Sassen conceptualizes the global economy as a network of some 40 “global cities,” characterized by world-market orientations and significant concentrations of company headquarters, specialized corporate services, and asset-management institutions. They typically have central “glamour zones,” she says, where everything is happening: “fancy offices and hyper-urban professionals living nearby.” For example, notes Sassen, New York’s “sanitized” and “beautified” Times Square now serves as a hub for the global media industry with the presence of companies like Reuters, Disney, Bertelsmann, and Sony.

“These companies choose to locate not just in one city, but in one particular place within it,” she says. “It’s not just about real estate and having the correct address, but about how the more globalized a firm becomes, the more its central functions will tend to concentrate in places with assured access to a vast complex of the most sophisticated infrastructure and human talent. It won’t do to have just one top law firm or accounting firm. They need several, and they need the interaction among top talent.”

Together, the global cities provide the management, coordination, and servicing needed to move capital and goods around the world, Sassen explains. While their interdependence distinguishes them from the spoke-of-the-wheel capitals of old-style empires, she points out that the cities are not all equal players. The network has a distinct hierarchy, which she plans to detail in her Foreign Affairs piece. London, New York, and Frankfurt represent the top tier because of their assemblage of leading experts and their information infrastructure. Their sophistication goes unmatched in most of the other global cities—including Seoul, South Korea; Bangkok, Thailand; Santiago, Chile; and Bombay, India. But the network needs these other cities, she explains, to manage foreign capital in their national systems and to pump their own capital into the world economy.

The inhabitants of global cities are also not all equal players, Sassen argues. Much of her work seeks to draw attention to the harmful effects that such concentrations of power and money can breed. A global city’s glamour is most often supported, she observes, by large populations of immigrant workers who perform the blue-collar, industrial, low-wage, dirty work of the global economy as the valets, the coffee-stand servers, the janitors. The cultural split between the two very different stakeholders in the global network—the well-off, educated workers running the global firms and the poorer, less educated workers servicing them—has led to what Sassen calls “an unbundling of the national unit.”

As a result, she says, the network of global cities cuts across the traditional north-south divide, making it no longer of use to consider northern countries as the world’s richest and southern countries as its poorest. The professional and corporate elite in New York may now, she maintains, have more in common with, say, their counterparts in Sao Paulo than with the poor and middle class in Brooklyn. She fears that the elite—typically 20 percent of a global city’s population—will continue to benefit from globalization while the middle class gets increasingly squeezed and economic inequalities accelerate.

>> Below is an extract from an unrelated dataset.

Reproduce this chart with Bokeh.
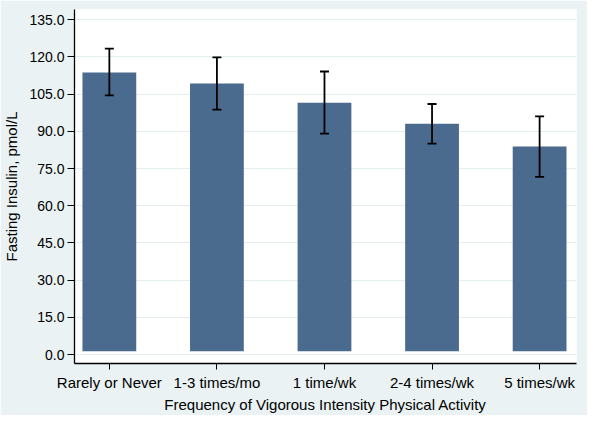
from bokeh.plotting import figure
from bokeh.models import ColumnDataSource, FixedTicker, Whisker, TeeHead
from bokeh.embed import file_html
from bokeh.resources import INLINE

categories = ["Rarely or Never", "1-3 times/mo", "1 time/wk", "2-4 times/wk", "5 times/wk"]
means = [113.7, 109.3, 101.5, 93.0, 83.9]
ci_upper = [123.3, 119.8, 114.1, 101.0, 96.0]
ci_lower = [104.5, 98.7, 89.1, 85.0, 71.6]
y_ticks = [0, 15, 30, 45, 60, 75, 90, 105, 120, 135]
y_tick_labels = ["0.0", "15.0", "30.0", "45.0", "60.0", "75.0", "90.0", "105.0", "120.0", "135.0"]
bar_base = 1.3

xs = list(range(len(categories)))
src = ColumnDataSource(dict(x=xs, top=means, upper=ci_upper, lower=ci_lower))

FONT = "Liberation Sans"
p = figure(width=587, height=415, output_backend="svg", toolbar_location=None,
           x_range=(-0.324, 4.343), y_range=(-3.6, 139.1),
           min_border_left=72, min_border_right=11, min_border_top=9, min_border_bottom=50)
p.background_fill_color = "white"
p.border_fill_color = "#EAF2F3"
p.outline_line_color = None

p.vbar(x="x", top="top", bottom=bar_base, width=0.5, source=src,
       fill_color="#4A6A8E", line_color=None)

w = Whisker(base="x", upper="upper", lower="lower", source=src, level="overlay",
            line_color="black", line_width=1.8,
            upper_head=TeeHead(size=9, line_color="black", line_width=1.8),
            lower_head=TeeHead(size=9, line_color="black", line_width=1.8))
p.add_layout(w)

p.xgrid.grid_line_color = None
p.ygrid.grid_line_color = "#E4EEF1"
p.ygrid.grid_line_width = 1
p.ygrid.ticker = FixedTicker(ticks=y_ticks)

p.xaxis.ticker = FixedTicker(ticks=xs)
p.xaxis.major_label_overrides = {i: c for i, c in zip(xs, categories)}
p.yaxis.ticker = FixedTicker(ticks=y_ticks)
p.yaxis.major_label_overrides = {t: l for t, l in zip(y_ticks, y_tick_labels)}

for ax in (p.xaxis[0], p.yaxis[0]):
    ax.axis_line_color = "black"
    ax.axis_line_width = 1.3
    ax.major_tick_line_color = "black"
    ax.major_tick_in = 0
    ax.minor_tick_line_color = None
    ax.major_label_text_font = FONT
    ax.major_label_text_color = "black"
    ax.axis_label_text_font = FONT
    ax.axis_label_text_font_style = "normal"
    ax.axis_label_text_color = "black"
    ax.axis_label_text_font_size = "15px"

p.xaxis.major_tick_out = 6
p.yaxis.major_tick_out = 7
p.xaxis.major_label_text_font_size = "15px"
p.yaxis.major_label_text_font_size = "14px"
p.xaxis.major_label_standoff = 4
p.yaxis.major_label_standoff = 3
p.xaxis.axis_label = "Frequency of Vigorous Intensity Physical Activity"
p.yaxis.axis_label = "Fasting Insulin, pmol/L"
p.xaxis.axis_label_standoff = 2
p.yaxis.axis_label_standoff = 6

open("out.html", "w").write(file_html(p, INLINE))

“The elite are visible and have a voice, which makes it difficult to understand the mostly negative effects for much of the rest,” she says. “The question becomes, ‘How does the global city reconcile creating demand for the lower-paid workers, but yet rendering them invisible?’” Sassen advises policymakers to consider that at least half the business and activities conducted in global cities have nothing to do with globalization: “You can’t allow the urban economy to become a plantation economy where your top cash crops—the high value-adding financial and other corporate services—are the only ones you’re going to care about.”

In her next book, to be published in 2000 and titled Governance and Accountability in the Global Economy, Sassen will wrestle with how decisionmakers in the financial and immigration arenas can respond to the potential pitfalls of globalization, hoping her work will lead to at least an understanding of “how we govern the global economy and introduce some accountability to the system.”—C.S.